L’enjeu du point de départ du délai d’opposition
Il existe donc un enjeu important autour de la question de savoir à quelle date commence à courir le délai d’opposition.
C’est à ce sujet que la cour de cassation est venue récemment rappeler dans un arrêt prononcé par la deuxième chambre civile en date du 18 février 2016 (Cass. civ. 2, 18 février 2016, n° 14-26.395,) qu’aux termes de l’article 1416 du Code de procédure civile « l’opposition est formée dans le mois qui suit la signification de l’ordonnance. Toutefois, si la signification n’a pas été faite à personne, l’opposition est recevable jusqu’à l’expiration du délai d’un mois suivant le premier acte signifié à personne ou, à défaut, suivant la première mesure d’exécution ayant pour effet de rendre indisponibles en tout ou en partie les biens du débiteur ».

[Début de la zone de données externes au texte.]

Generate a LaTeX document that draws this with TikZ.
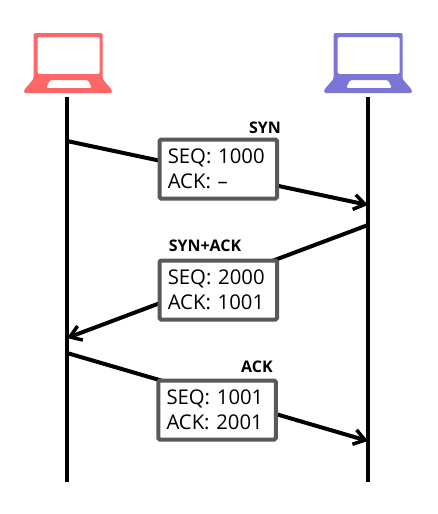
\documentclass[tikz,border=0pt]{standalone}
\usepackage{fontspec}
\setmainfont{Open Sans}
\usetikzlibrary{calc,positioning,arrows.meta}
\definecolor{HostRed}{HTML}{FF6666}
\definecolor{HostBlue}{HTML}{7B76D6}
\definecolor{BoxGray}{HTML}{595959}

\tikzset{
  laptop/.pic={
    \fill[rounded corners=1.5, even odd rule] (-34.5,-64) -- (34.5,-64) -- (34.5,-18) -- (44,-7) -- (44,-4) -- (-44,-4) -- (-44,-7) -- (-34.5,-18) -- cycle
      (-30.5,-60) rectangle (31.5,-23)
      (-18,-17) -- (20,-17) -- (24,-9) -- (-22,-9) -- cycle;
  },
  timeline/.style={line width=4pt},
  msgarrow/.style={line width=4pt, -{Straight Barb[length=11pt,width=15pt,line width=3.5pt]}},
  segbox/.style={
    draw=BoxGray, fill=white, line width=4pt, rounded corners=1.5pt,
    minimum width=117.5pt, minimum height=59pt, inner xsep=8pt, inner ysep=0pt,
    align=left, text width=101pt, font=\fontsize{20.3}{25}\selectfont
  },
  msglabel/.style={inner sep=0pt, font=\fontsize{16}{18}\selectfont\bfseries}
}

\begin{document}
\begin{tikzpicture}[x=1pt,y=-1pt]
    \useasboundingbox (0,0) rectangle (438,514);

    % hosts
    \pic[HostRed] at (68,97) {laptop};
    \pic[HostBlue] at (368,97) {laptop};

    \coordinate (clientTop) at (67,97);
    \coordinate (clientBottom) at (67,482);
    \coordinate (serverTop) at (368,97);
    \coordinate (serverBottom) at (368,482);
    \draw[timeline] (clientTop) -- (clientBottom);
    \draw[timeline] (serverTop) -- (serverBottom);

    % handshake
    \coordinate (synStart) at (67,141);
    \coordinate (synEnd) at (368,205);
    \coordinate (synackStart) at (368,225);
    \coordinate (synackEnd) at (67,338);
    \coordinate (ackStart) at (67,353);
    \coordinate (ackEnd) at (368,441);
    \draw[msgarrow] (synStart) -- (synEnd);
    \draw[msgarrow] (synackStart) -- (synackEnd);
    \draw[msgarrow] (ackStart) -- (ackEnd);

    \node[segbox] (synBox) at (218.3,169) {SEQ: 1000\\ACK: --};
    \node[segbox] (synackBox) at (218.3,290) {SEQ: 2000\\ACK: 1001};
    \node[segbox] (ackBox) at (217,410) {SEQ: 1001\\ACK: 2001};

    \node[msglabel] (synLabel) at (265,128) {SYN};
    \node[msglabel] (synackLabel) at (205,246) {SYN+ACK};
    \node[msglabel] (ackLabel) at (257,367) {ACK};
  \end{tikzpicture}
\end{document}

Dans l’espèce ayant donné lieu à cet arrêt, un établissement de crédit disposait d’une ordonnance d’injonction de payer le solde d’un prêt destiné à financer l’acquisition d’un véhicule automobile. Tout d’abord, l’huissier n’est pas parvenu à trouver le débiteur, de sorte qu’il a signifié l’ordonnance en mairie le 7 mai 2001. Par suite de cette signification, la formule exécutoire a été apposée le 16 août 2001. Ensuite, l’huissier chargé de l’exécution de l’ordonnance a engagé une procédure de saisie du véhicule par déclaration à la préfecture (procédure prévue par l’article L. 223-1 du Code des procédures civiles d’exécution). En pratique, l’huissier muni de l’ordonnance portant injonction de payer revêtue de la formule exécutoire formalise deux actes : un acte signifié au Préfet et, ensuite, un acte signifié au débiteur contenant la copie de celui signifié au Préfet.
En l’espèce, le second de ces deux actes a été signifié au débiteur le 20 février 2002. Or, le débiteur a formalisé une opposition à l’ordonnance d’injonction de payer le 13 décembre 2011. Statuant sur cette opposition, le tribunal d’instance, et la cour d’appel de Saint-Denis de la Réunion, ont déclaré cette opposition recevable, considérant qu’elle n’était pas hors délai.
Dans son arrêt du 18 février 2016, la cour de cassation est venue censurer l’arrêt de la cour d’appel au visa de l’article 1416 du Code de procédure civile. Il résulte de cette disposition que le délai d’un mois, en l’absence de signification à personne, ne pouvait courir qu’à compter du premier acte d’exécution rendant indisponibles en tout ou en partie les biens du débiteur. Il s’agissait donc de déterminer si la signification de l’acte de saisie du véhicule du débiteur opérée le 20 février 2002 était ce premier acte d’exécution faisant courir le délai d’opposition, étant souligné que cet acte n’avait pas été signifié à la personne du débiteur. Or, l’article L. 223-1, alinéa 2, du Code des procédures civiles d’exécution relatif à la saisie de véhicules précise que « la notification de cette déclaration au débiteur produit tous les effets d’une saisie » et l’article L. 141-2 du même code ajoute que tout acte de saisie « rend indisponibles les biens qui en sont l’objet ».
La cour de cassation en déduit que le délai d’un mois pour former opposition avait commencé à courir à l’égard du débiteur dès le 20 février 2002, du fait de la signification du procès-verbal d’indisponibilité du certificat d’immatriculation, quand bien même cette signification n’avait pas été faite à sa personne.
La solution est bien évidemment sévère puisqu’en l’absence de signification à personne, le débiteur n’a pas eu connaissance de cet acte d’exécution entamé le 20 février 2002, et a très bien pu ne le découvrir que bien après l’expiration du délai d’un mois, par exemple au moment où il a souhaité revendre son véhicule.